PILLAR 2'S IMPACT ON THE FUTURE DESIGN OF TAX SYSTEMS & TAX INCENTIVES

The global level-playing field on taxation as well as the tax systems of jurisdictions are currently challenged and amended essentially by the implementation of Pillar 2 and the GloBE-Rules resulting into a global minimum taxation of 15% on certain multinational enterprises, wealth structures and family offices to floor tax competition. At the same time, the US still follows their amended GILTI-Rules and addresses the implementation of certain GloBE-Rules as a 'refusable' extraterritorial taxation.

 

The seminar focused on the tremendous impact of GloBE on the future design of tax systems and tax incentives post BEPS 1.0 and 2.0. In jurisdictions with a territorial tax system, a competitive tax burden or various preferential tax regimes like in Hong Kong, Ireland, Liechtenstein, Singapore, and Switzerland, traditional income- and expenditure-based tax incentives like IP-Boxes and R&D-super-deductions with reduced effective tax rates are mostly cancelled-out by GloBE-top-up taxes, subject to the introduction of so-called Qualified Refundable Tax Credits (QRTC). Vice versa, high tax countries like France, Spain and the UK still may use several traditional tax incentives like IP-Boxes and R&D-super-deductions with reduced effective tax rates in order to increase their tax competitiveness and to lower their effective tax burden even up to a maximum of 15%.

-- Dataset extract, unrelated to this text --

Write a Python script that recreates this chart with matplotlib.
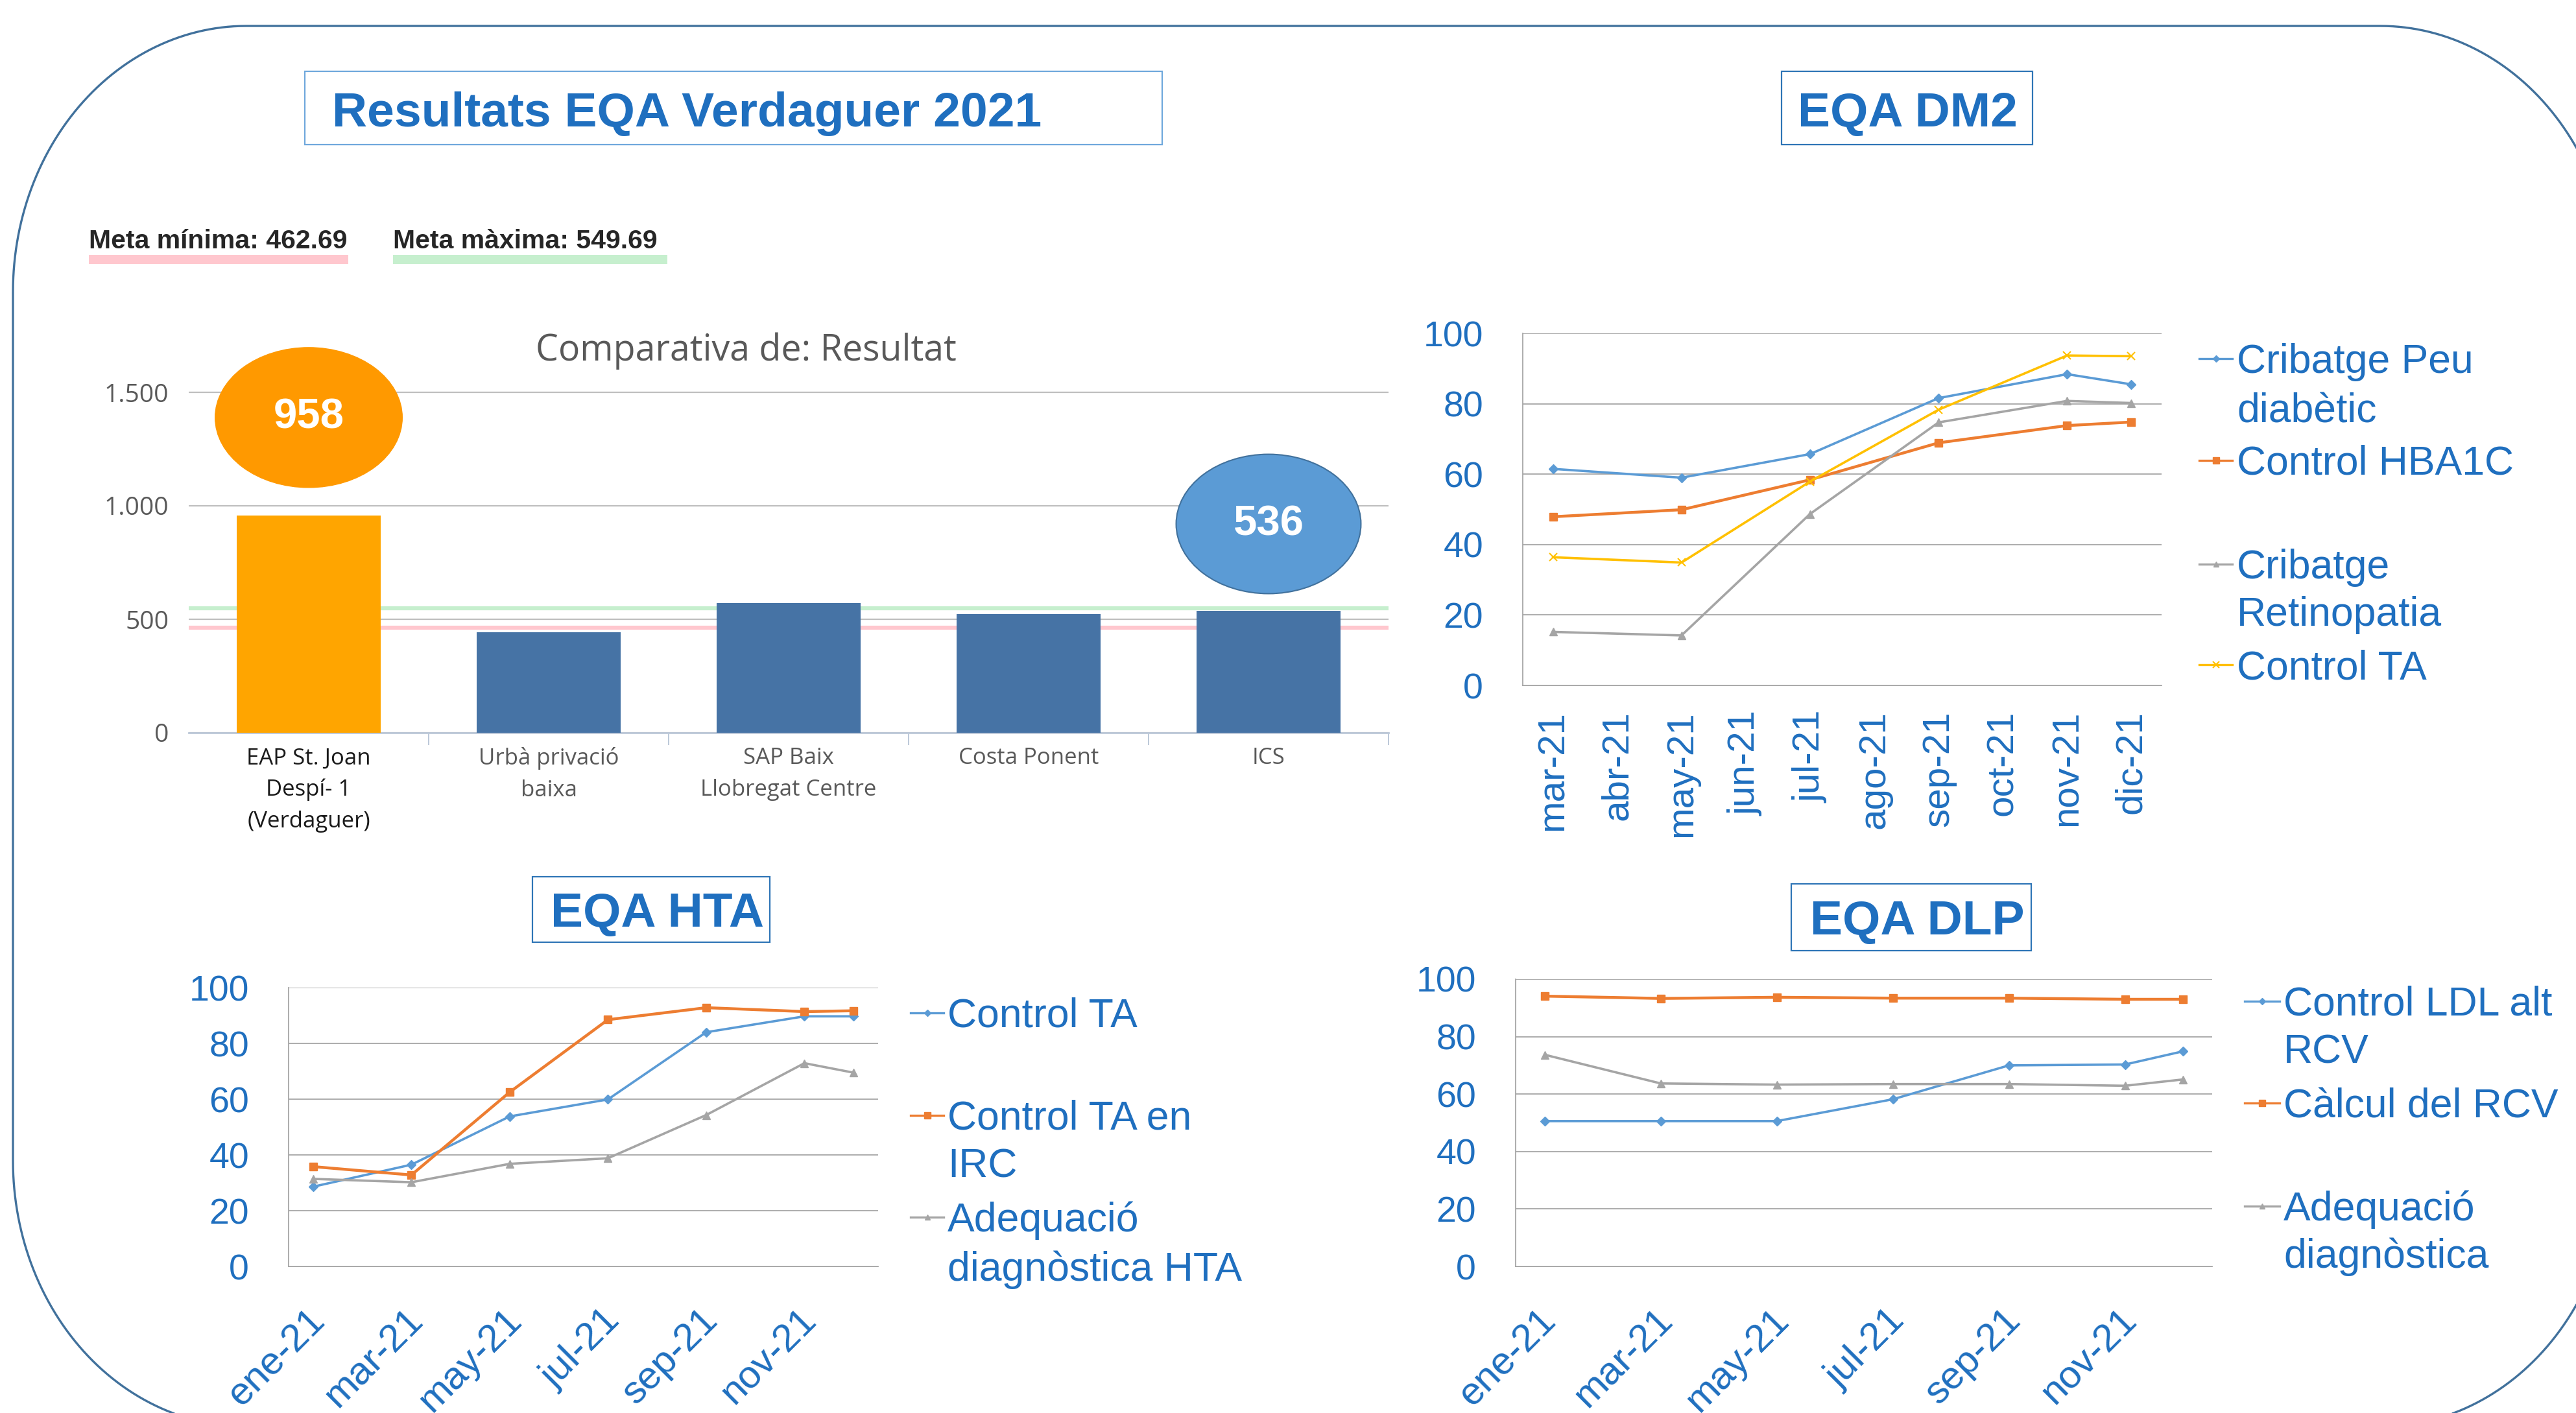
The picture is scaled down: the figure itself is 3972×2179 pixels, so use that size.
import numpy as np
import matplotlib.pyplot as plt
import matplotlib.transforms as mtransforms
from matplotlib.patches import Ellipse, Rectangle, PathPatch
from matplotlib.path import Path
from matplotlib.lines import Line2D

W, H = 3972, 2179

# ---- data ----
bar_cats = ["EAP St. Joan\nDespí- 1\n(Verdaguer)", "Urbà privació\nbaixa",
            "SAP Baix\nLlobregat Centre", "Costa Ponent", "ICS"]
bar_vals = [958, 444, 572, 524, 536]
meta_min = 462.69
meta_max = 549.69

dm2_months = ["mar-21", "abr-21", "may-21", "jun-21", "jul-21",
              "ago-21", "sep-21", "oct-21", "nov-21", "dic-21"]
dm2_idx = [0, 2, 4, 6, 8, 9]
dm2_peu = [61.5, 59.0, 65.7, 81.6, 88.4, 85.5]
dm2_hba1c = [47.9, 49.9, 58.4, 68.9, 73.8, 74.8]
dm2_retino = [15.2, 14.2, 48.7, 74.7, 80.8, 80.2]
dm2_ta = [36.4, 34.9, 57.9, 78.3, 93.7, 93.5]

year_months = ["ene-21", "feb-21", "mar-21", "abr-21", "may-21", "jun-21",
               "jul-21", "ago-21", "sep-21", "oct-21", "nov-21", "dic-21"]
hta_idx = [0, 2, 4, 6, 8, 10, 11]
hta_ta = [28.6, 36.5, 53.8, 59.9, 84.0, 89.7, 89.7]
hta_irc = [35.8, 32.8, 62.5, 88.5, 92.8, 91.4, 91.7]
hta_adeq = [31.4, 30.2, 36.8, 38.8, 54.3, 72.9, 69.5]

dlp_idx = [0, 2, 4, 6, 8, 10, 11]
dlp_ldl = [50.6, 50.6, 50.6, 58.2, 70.0, 70.3, 74.9]
dlp_rcv = [94.1, 93.3, 93.7, 93.4, 93.4, 93.0, 93.0]
dlp_adeq = [73.7, 63.7, 63.3, 63.5, 63.5, 62.9, 65.1]

BLUE_TXT = '#1F6FBF'
ARIAL = 'Liberation Sans'
S_BLUE = dict(color='#5B9BD5', marker='D', ms=7, lw=2.6)
S_ORANGE = dict(color='#ED7D31', marker='s', ms=9, lw=3.2)
S_GRAY = dict(color='#A5A5A5', marker='^', ms=8, lw=2.6)
S_YELLOW = dict(color='#FFC000', marker='x', ms=9, mew=1.5, lw=2.6)


def rect(l, t, r, b):
    return [l / W, 1 - b / H, (r - l) / W, (b - t) / H]


def fx(x):
    return x / W


def fy(y):
    return 1 - y / H


fig = plt.figure(figsize=(W / 100, H / 100), dpi=100)

# rounded frame
l, t, r, b, rx, ry = 20, 40, 4030, 2200, 360, 410
pts = []
for cx, cy, a0, a1 in [(l + rx, t + ry, np.pi, np.pi / 2),
                       (r - rx, t + ry, np.pi / 2, 0),
                       (r - rx, b - ry, 0, -np.pi / 2),
                       (l + rx, b - ry, -np.pi / 2, -np.pi)]:
    a = np.linspace(a0, a1, 60)
    pts += list(zip(fx(cx + rx * np.cos(a)), fy(cy - ry * np.sin(a))))
pts.append(pts[0])
fig.add_artist(PathPatch(Path(pts), transform=fig.transFigure, fill=False,
                         edgecolor='#41719C', lw=2.4, zorder=0))


def title_box(x0, y0, x1, y1, tx, base, text, ec):
    fig.add_artist(Rectangle((fx(x0), fy(y1)), fx(x1 - x0), (y1 - y0) / H,
                             transform=fig.transFigure, fill=False,
                             edgecolor=ec, lw=1.6))
    fig.text(fx(tx), fy(base), text, fontsize=54, fontweight='bold',
             family=ARIAL, color=BLUE_TXT, va='baseline', ha='left')


title_box(470, 110, 1792, 223, 512, 195, "Resultats EQA Verdaguer 2021", '#6FA8DC')
title_box(2747, 110, 3134, 223, 2772, 195, "EQA DM2", '#2E75B6')
title_box(821, 1352, 1187, 1453, 849, 1429, "EQA HTA", '#2E75B6')
title_box(2762, 1363, 3132, 1466, 2791, 1441, "EQA DLP", '#2E75B6')

# meta labels
fig.text(fx(137), fy(383), f"Meta mínima: {meta_min:.2f}", fontsize=29.5,
         fontweight='bold', family=ARIAL, color='#262626', va='baseline')
fig.text(fx(606), fy(383), f"Meta màxima: {meta_max:.2f}", fontsize=29.5,
         fontweight='bold', family=ARIAL, color='#262626', va='baseline')
fig.add_artist(Rectangle((fx(137), fy(407)), fx(400), 14 / H,
                         transform=fig.transFigure, color='#FFC7CE', lw=0))
fig.add_artist(Rectangle((fx(606), fy(407)), fx(423), 14 / H,
                         transform=fig.transFigure, color='#C6EFCE', lw=0))

# ---- bar chart ----
ax = fig.add_axes(rect(291, 570, 2141, 1130))
xb = np.arange(len(bar_vals))
colors = ['#FFA500'] + ['#4673A5'] * (len(bar_vals) - 1)
ax.bar(xb, bar_vals, width=0.6, color=colors, zorder=3)
ax.axhline(meta_min, color='#FFC7CE', lw=4.5, zorder=2)
ax.axhline(meta_max, color='#C6EFCE', lw=4.5, zorder=2)
ax.set_xlim(-0.5, len(bar_vals) - 0.5)
ax.set_ylim(0, 1600)
ax.set_yticks([0, 500, 1000, 1500])
ax.set_yticklabels(["0", "500", "1.000", "1.500"], family='Open Sans',
                   fontsize=28, color='#595959')
ax.yaxis.grid(True, color='#BFBFBF', lw=1.6, zorder=1)
ax.tick_params(axis='y', length=0, pad=22)
ax.set_xticks(xb)
ax.set_xticklabels(bar_cats, family='Open Sans', fontsize=25,
                   color='#595959', linespacing=1.55)
ax.get_xticklabels()[0].set_color('#1A1A1A')
ax.set_xticks(np.arange(0.5, len(bar_vals) - 0.4, 1), minor=True)
ax.tick_params(axis='x', which='major', length=0, pad=16)
ax.tick_params(axis='x', which='minor', length=14, width=1.4, color='#BCC8D8')
for s in ['top', 'right', 'left']:
    ax.spines[s].set_visible(False)
ax.spines['bottom'].set_color('#BCC8D8')
ax.spines['bottom'].set_linewidth(2)
ax.set_axisbelow(True)
fig.text(fx(1150), fy(556), "Comparativa de: Resultat", family='Open Sans',
         fontsize=40, color='#595959', ha='center', va='baseline')

ax.add_patch(Ellipse((0, 1389), 0.78, 617, color='#FF9900', clip_on=False, zorder=4))
ax.text(0, 1389, str(bar_vals[0]), color='white', fontsize=47, fontweight='bold',
        family=ARIAL, ha='center', va='center', zorder=5)
ax.add_patch(Ellipse((4, 920), 0.77, 614, facecolor='#5B9BD5', edgecolor='#41719C',
                     lw=1.5, clip_on=False, zorder=4))
ax.text(4, 920, str(bar_vals[4]), color='white', fontsize=47, fontweight='bold',
        family=ARIAL, ha='center', va='center', zorder=5)


# ---- line charts ----
def line_axes(box, xlim):
    a = fig.add_axes(rect(*box))
    a.set_xlim(*xlim)
    a.set_ylim(0, 100)
    a.set_yticks(range(0, 101, 20))
    a.yaxis.grid(True, color='#A6A6A6', lw=1.3)
    a.tick_params(axis='y', length=0, pad=44, labelsize=40, labelcolor=BLUE_TXT)
    for s in ['top', 'right']:
        a.spines[s].set_visible(False)
    for s in ['left', 'bottom']:
        a.spines[s].set_color('#A6A6A6')
        a.spines[s].set_linewidth(1.3)
    for lab in a.get_yticklabels():
        lab.set_family(ARIAL)
    return a


def slanted_months(a, labels):
    a.set_xticks(range(0, 2 * len(labels), 2))
    a.set_xticklabels(labels, rotation=45, ha='right', rotation_mode='anchor',
                      fontsize=43, family=ARIAL, color=BLUE_TXT)
    a.tick_params(axis='x', length=0, pad=40)
    shift = mtransforms.ScaledTranslation(-10 / 100, 0, fig.dpi_scale_trans)
    for lab in a.get_xticklabels():
        lab.set_transform(lab.get_transform() + shift)


def legend(hx0, hx1, tx, entries):
    for style, lines, ys in entries:
        y0 = fy(ys[0])
        fig.add_artist(Line2D([fx(hx0), fx((hx0 + hx1) / 2), fx(hx1)], [y0] * 3,
                              transform=fig.transFigure, color=style['color'],
                              lw=2.4, marker=style['marker'], ms=style['ms'] * 0.8,
                              markevery=[1], mew=style.get('mew', 1)))
        for txt, yy in zip(lines, ys):
            fig.text(fx(tx), fy(yy + 22), txt, fontsize=45, family=ARIAL,
                     color=BLUE_TXT, va='baseline', ha='left')


# DM2
a1 = line_axes((2348, 514, 3333, 1057), (-0.47, len(dm2_months) - 0.53))
for vals, st in [(dm2_peu, S_BLUE), (dm2_hba1c, S_ORANGE),
                 (dm2_retino, S_GRAY), (dm2_ta, S_YELLOW)]:
    a1.plot(dm2_idx, vals, **st)
a1.set_xticks(range(len(dm2_months)))
a1.set_xticklabels(dm2_months, rotation=90, fontsize=42, family=ARIAL,
                   color=BLUE_TXT)
a1.tick_params(axis='x', length=0, pad=28)
legend(3391, 3442, 3449, [(S_BLUE, ["Cribatge Peu", "diabètic"], [553, 629]),
                          (S_ORANGE, ["Control HBA1C"], [710]),
                          (S_GRAY, ["Cribatge", "Retinopatia"], [870, 943]),
                          (S_YELLOW, ["Control TA"], [1025])])

# HTA
a2 = line_axes((445, 1523, 1354, 1953), (-0.5, 11.5))
for vals, st in [(hta_ta, S_BLUE), (hta_irc, S_ORANGE), (hta_adeq, S_GRAY)]:
    a2.plot(hta_idx, vals, **st)
slanted_months(a2, year_months[::2])
legend(1404, 1455, 1461, [(S_BLUE, ["Control TA"], [1562]),
                          (S_ORANGE, ["Control TA en", "IRC"], [1720, 1793]),
                          (S_GRAY, ["Adequació", "diagnòstica HTA"], [1877, 1953])])

# DLP
a3 = line_axes((2337, 1510, 3411, 1953), (-0.5, 11.5))
for vals, st in [(dlp_ldl, S_BLUE), (dlp_rcv, S_ORANGE), (dlp_adeq, S_GRAY)]:
    a3.plot(dlp_idx, vals, **st)
slanted_months(a3, year_months[::2])
legend(3461, 3515, 3521, [(S_BLUE, ["Control LDL alt", "RCV"], [1544, 1617]),
                          (S_ORANGE, ["Càlcul del RCV"], [1701]),
                          (S_GRAY, ["Adequació", "diagnòstica"], [1860, 1933])])

fig.savefig('out.png', dpi=100)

Whereas tax competition in the past boosted cross-border BEPS and the respective use of tax incentives in highly competitive jurisdictions, the introduction of GloBE will support domestic BEPS measures to achieve a similar level of tax competitiveness in less competitive countries. Thus, tax competition is everything, but ended by the introduction of GloBE-Rules, and was supplemented more and more by subsidy competition.